Witam!
Auto po dwudniowym postoju odpaliło normalnie, tak jak zawsze, wspomaganie było, nic nie świszczało - wszystko ok.
Przejechałem trochę po mieście, również wszystko bez problemów.
W drodze powrotnej trafiłem na spory nieodśnieżony parking i postanowiłem przetestować możliwości Q
Powariowałem trochę i zgasiłem na trochę silnik. Po ponownym odpaleniu nie było już wspomagania. Pod maską na zbiorniczku płynu był rozchlapany olej a poziom baaardzo wysoki. Miałem akurat strzykawkę to wyciągnałem troche płynu, ale po każdym uruchomieniu i przejechaniu kawałka poziom bardzo się podnosi, aż się wylewa ze zbiorniczka...
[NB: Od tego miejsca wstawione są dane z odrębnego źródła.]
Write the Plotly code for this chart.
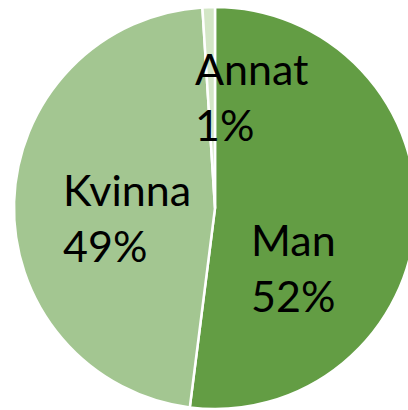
import plotly.graph_objects as go

categories = ["Man", "Kvinna", "Annat"]
values = [52, 47, 1]
pct_labels = ["52%", "49%", "1%"]
colors = ["#639D44", "#A3C691", "#D3E6C6"]

W, H = 430, 410
cx, cy, r = 215, 208, 201

fig = go.Figure(go.Pie(
    labels=categories,
    values=values,
    sort=False,
    direction="clockwise",
    rotation=0,
    textinfo="none",
    hoverinfo="label+percent",
    marker=dict(colors=colors, line=dict(color="white", width=2.5)),
    domain=dict(x=[(cx - r) / W, min(1, (cx + r) / W)],
                y=[max(0, 1 - (cy + r) / H), 1 - (cy - r) / H]),
    showlegend=False,
))

# label positions (left edge, top) in pixels
label_pos = {"Annat": (193, 41), "Kvinna": (61, 162), "Man": (249, 212)}
for cat, pct in zip(categories, pct_labels):
    x, y = label_pos[cat]
    fig.add_annotation(
        x=x / W, y=1 - y / H, xref="paper", yref="paper",
        xanchor="left", yanchor="top", align="left",
        text=f"{cat}<br>{pct}", showarrow=False,
        font=dict(family="Lato, Calibri, sans-serif", size=43, color="black"),
    )

fig.update_layout(
    width=W, height=H,
    margin=dict(l=0, r=0, t=0, b=0),
    paper_bgcolor="white", plot_bgcolor="white",
)

fig.write_html(
    "out.html",
    config={"displayModeBar": False},
    post_script="document.body.style.margin='0';document.body.style.overflow='hidden';",
)
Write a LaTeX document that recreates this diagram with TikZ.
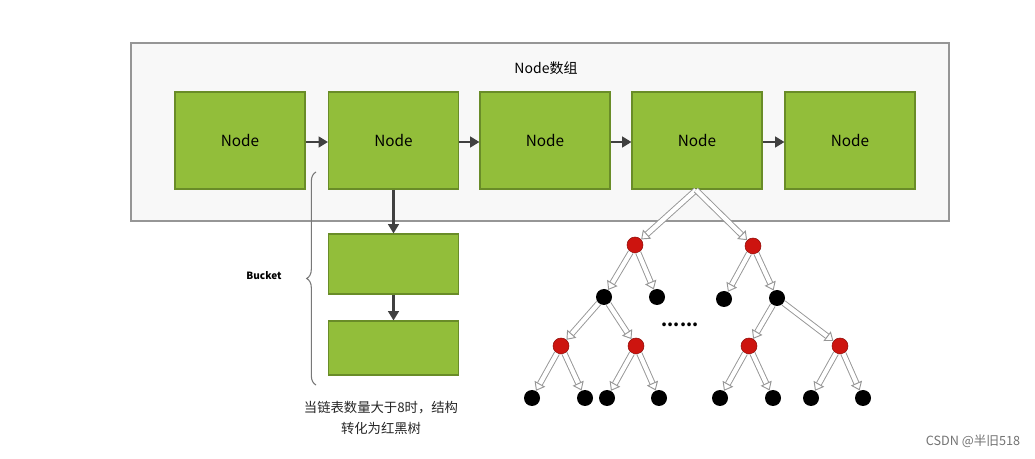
\documentclass[tikz,border=0pt]{standalone}
\usepackage{fontspec}
\setmainfont{Noto Sans CJK SC}
\usetikzlibrary{arrows.meta,decorations.pathreplacing}
\definecolor{gfill}{RGB}{146,190,58}
\definecolor{gdraw}{RGB}{105,140,40}
\definecolor{panelfill}{RGB}{248,248,248}
\definecolor{paneldraw}{RGB}{150,150,150}
\definecolor{arrowc}{RGB}{64,64,64}
\definecolor{redn}{RGB}{205,20,15}
\definecolor{hollowc}{RGB}{150,150,150}
\begin{document}
\begin{tikzpicture}[x=0.75pt,y=-0.75pt,
  gbox/.style={draw=gdraw,fill=gfill,line width=0.8pt,minimum width=97.5pt,minimum height=72.75pt,inner sep=0pt,font=\fontsize{11.5}{13}\selectfont},
  bbox/.style={draw=gdraw,fill=gfill,line width=0.8pt,minimum width=97.5pt,inner sep=0pt},
  harrow/.style={draw=arrowc,line width=1.7pt,-{Triangle[length=7pt,width=8pt]}},
  rnode/.style={circle,fill=redn,draw=redn!70!black,line width=0.4pt,minimum size=12pt,inner sep=0pt},
  bnode/.style={circle,fill=black,minimum size=12pt,inner sep=0pt},
  tarrow/.style={draw=hollowc,line width=0.7pt,double=white,double distance=3.2pt,-{Triangle[length=6pt,width=9pt,fill=white]}}
]
\useasboundingbox (0,0) rectangle (1035,459);
\fill[white] (0,0) rectangle (1035,459);
% panel
\draw[draw=paneldraw,fill=panelfill,line width=1pt] (131,43) rectangle (949,221);
\node[font=\fontsize{10.5}{12}\selectfont] (title) at (546,68) {Node数组};
% array nodes
\node[gbox] (n1) at (240,140.5) {Node};
\node[gbox] (n2) at (393.5,140.5) {Node};
\node[gbox] (n3) at (545,140.5) {Node};
\node[gbox] (n4) at (697,140.5) {Node};
\node[gbox] (n5) at (850,140.5) {Node};
\draw[harrow] (n1.east |- 0,142) -- (n2.west |- 0,142);
\draw[harrow] (n2.east |- 0,142) -- (n3.west |- 0,142);
\draw[harrow] (n3.east |- 0,142) -- (n4.west |- 0,142);
\draw[harrow] (n4.east |- 0,142) -- (n5.west |- 0,142);
% bucket
\node[bbox,minimum height=45pt] (b1) at (393.5,264) {};
\node[bbox,minimum height=40.5pt] (b2) at (393.5,348) {};
\draw[harrow] (n2.south) -- (b1.north);
\draw[harrow] (b1.south) -- (b2.north);
\coordinate (brbot) at (316,385);
\coordinate (brtop) at (316,172);
\draw[draw=paneldraw!80!black,line width=0.8pt,decorate,decoration={brace,amplitude=7pt}] (brbot) -- (brtop);
\node[font=\bfseries\fontsize{7.5}{9}\selectfont] (bucket) at (264,276) {Bucket};
\node[align=center,font=\fontsize{10}{15.5}\selectfont,text=black!85] (cap) at (381,418) {当链表数量大于8时，结构\\转化为红黑树};
% tree
\node[rnode] (r1) at (635,245) {};
\node[rnode] (r2) at (753,246) {};
\node[bnode] (k1) at (604,297) {};
\node[bnode] (k2) at (657,297) {};
\node[bnode] (k3) at (724,299) {};
\node[bnode] (k4) at (777,298) {};
\node[rnode] (r3) at (561,346) {};
\node[rnode] (r4) at (636,346) {};
\node[rnode] (r5) at (749,346) {};
\node[rnode] (r6) at (840,346) {};
\node[bnode] (l1) at (532,398) {};
\node[bnode] (l2) at (585,398) {};
\node[bnode] (l3) at (607,398) {};
\node[bnode] (l4) at (659,398) {};
\node[bnode] (l5) at (720,398) {};
\node[bnode] (l6) at (773,398) {};
\node[bnode] (l7) at (811,398) {};
\node[bnode] (l8) at (863,398) {};
\coordinate (top) at (696,190);
\draw[tarrow] (top) -- (r1);
\draw[tarrow] (top) -- (r2);
\draw[tarrow] (r1) -- (k1);
\draw[tarrow] (r1) -- (k2);
\draw[tarrow] (r2) -- (k3);
\draw[tarrow] (r2) -- (k4);
\draw[tarrow] (k1) -- (r3);
\draw[tarrow] (k1) -- (r4);
\draw[tarrow] (k4) -- (r5);
\draw[tarrow] (k4) -- (r6);
\draw[tarrow] (r3) -- (l1);
\draw[tarrow] (r3) -- (l2);
\draw[tarrow] (r4) -- (l3);
\draw[tarrow] (r4) -- (l4);
\draw[tarrow] (r5) -- (l5);
\draw[tarrow] (r5) -- (l6);
\draw[tarrow] (r6) -- (l7);
\draw[tarrow] (r6) -- (l8);
\node[font=\bfseries\fontsize{13}{14}\selectfont] (dots) at (680,325) {......};
% watermark
\node[text=black!55,font=\fontsize{9.5}{11}\selectfont] (wm) at (973,441) {CSDN @半旧518};
\end{tikzpicture}
\end{document}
Wspomaganie nie działa przy jałowych obrotach, natomiast przy ok 3-4 tys działa normalnie. Podczas jazdy słychać coś w stylu delikatnego warczenia czy świszczenia.
Dodam jeszcze, że płyn jest zburzony. Pasek wielorowkowy był wymieniany około 10 tys km temu. Po uruchomieniu silnika ładowanie przez 2-3 sekundy wynosi 12V a po chwili wskakuje na około 14,5V i mniej więcej na tym poziomie zostaje podczas jazdy.
Co może być przyczyną takiego zachowania? Zapowietrzony układ?